YOUR TASK: Where a line holds "matplotlib", copy it.

COLLECTED MATERIAL:
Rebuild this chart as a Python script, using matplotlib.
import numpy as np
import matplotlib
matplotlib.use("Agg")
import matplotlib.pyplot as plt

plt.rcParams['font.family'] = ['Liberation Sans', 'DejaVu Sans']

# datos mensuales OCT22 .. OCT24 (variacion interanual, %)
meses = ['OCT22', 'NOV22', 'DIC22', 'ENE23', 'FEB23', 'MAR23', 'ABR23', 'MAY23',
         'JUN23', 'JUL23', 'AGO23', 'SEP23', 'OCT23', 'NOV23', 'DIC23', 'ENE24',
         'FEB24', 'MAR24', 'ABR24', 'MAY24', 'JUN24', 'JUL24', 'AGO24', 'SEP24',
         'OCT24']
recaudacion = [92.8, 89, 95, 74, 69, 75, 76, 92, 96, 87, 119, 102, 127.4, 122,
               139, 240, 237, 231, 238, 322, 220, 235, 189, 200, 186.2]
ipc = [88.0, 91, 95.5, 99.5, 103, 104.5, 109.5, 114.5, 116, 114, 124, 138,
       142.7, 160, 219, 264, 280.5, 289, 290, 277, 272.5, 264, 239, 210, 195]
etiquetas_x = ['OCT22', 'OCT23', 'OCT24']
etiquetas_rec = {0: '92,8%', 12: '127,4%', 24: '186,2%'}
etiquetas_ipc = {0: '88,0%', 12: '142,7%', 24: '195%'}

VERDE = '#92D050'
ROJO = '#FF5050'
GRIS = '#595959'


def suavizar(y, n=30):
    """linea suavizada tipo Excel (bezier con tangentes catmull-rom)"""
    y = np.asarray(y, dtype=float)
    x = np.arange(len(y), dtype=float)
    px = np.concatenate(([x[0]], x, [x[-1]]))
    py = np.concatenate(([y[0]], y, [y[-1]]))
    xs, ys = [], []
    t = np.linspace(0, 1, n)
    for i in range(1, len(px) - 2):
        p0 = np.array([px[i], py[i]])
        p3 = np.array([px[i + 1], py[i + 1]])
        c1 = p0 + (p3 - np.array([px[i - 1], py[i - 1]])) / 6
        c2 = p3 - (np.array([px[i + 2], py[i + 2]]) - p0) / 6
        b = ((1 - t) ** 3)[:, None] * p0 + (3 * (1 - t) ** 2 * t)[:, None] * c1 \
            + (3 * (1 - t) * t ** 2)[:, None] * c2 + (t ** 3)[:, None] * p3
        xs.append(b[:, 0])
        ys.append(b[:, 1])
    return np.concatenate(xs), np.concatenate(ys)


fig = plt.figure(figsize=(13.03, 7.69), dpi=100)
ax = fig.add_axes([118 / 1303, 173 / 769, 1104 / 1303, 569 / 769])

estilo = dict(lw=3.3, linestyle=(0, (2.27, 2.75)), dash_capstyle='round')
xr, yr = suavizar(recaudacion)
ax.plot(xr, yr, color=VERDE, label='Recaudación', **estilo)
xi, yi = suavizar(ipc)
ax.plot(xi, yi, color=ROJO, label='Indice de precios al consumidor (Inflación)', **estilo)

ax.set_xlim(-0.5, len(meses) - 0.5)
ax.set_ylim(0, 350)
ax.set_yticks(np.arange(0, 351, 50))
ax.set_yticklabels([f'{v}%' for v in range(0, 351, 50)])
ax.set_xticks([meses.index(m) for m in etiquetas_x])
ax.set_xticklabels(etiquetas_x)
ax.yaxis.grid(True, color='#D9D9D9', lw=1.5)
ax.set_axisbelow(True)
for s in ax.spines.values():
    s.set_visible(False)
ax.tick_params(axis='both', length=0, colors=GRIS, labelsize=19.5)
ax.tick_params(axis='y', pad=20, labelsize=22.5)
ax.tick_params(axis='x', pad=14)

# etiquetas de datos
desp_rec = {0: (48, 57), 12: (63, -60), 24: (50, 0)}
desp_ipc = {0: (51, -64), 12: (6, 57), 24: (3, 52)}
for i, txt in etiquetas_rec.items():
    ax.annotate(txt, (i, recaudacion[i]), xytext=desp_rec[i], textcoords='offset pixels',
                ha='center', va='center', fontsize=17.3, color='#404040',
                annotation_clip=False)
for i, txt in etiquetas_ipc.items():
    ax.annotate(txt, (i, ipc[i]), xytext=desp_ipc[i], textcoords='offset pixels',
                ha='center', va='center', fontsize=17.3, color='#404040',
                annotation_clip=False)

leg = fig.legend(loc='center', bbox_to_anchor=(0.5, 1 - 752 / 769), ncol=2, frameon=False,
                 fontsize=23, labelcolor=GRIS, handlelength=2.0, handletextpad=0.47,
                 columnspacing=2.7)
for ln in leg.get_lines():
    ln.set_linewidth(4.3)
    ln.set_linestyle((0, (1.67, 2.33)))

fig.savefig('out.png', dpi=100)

TASK SOLUTION:
Rebuild this chart as a Python script, using matplotlib.
import matplotlib
matplotlib.use("Agg")
import matplotlib.pyplot as plt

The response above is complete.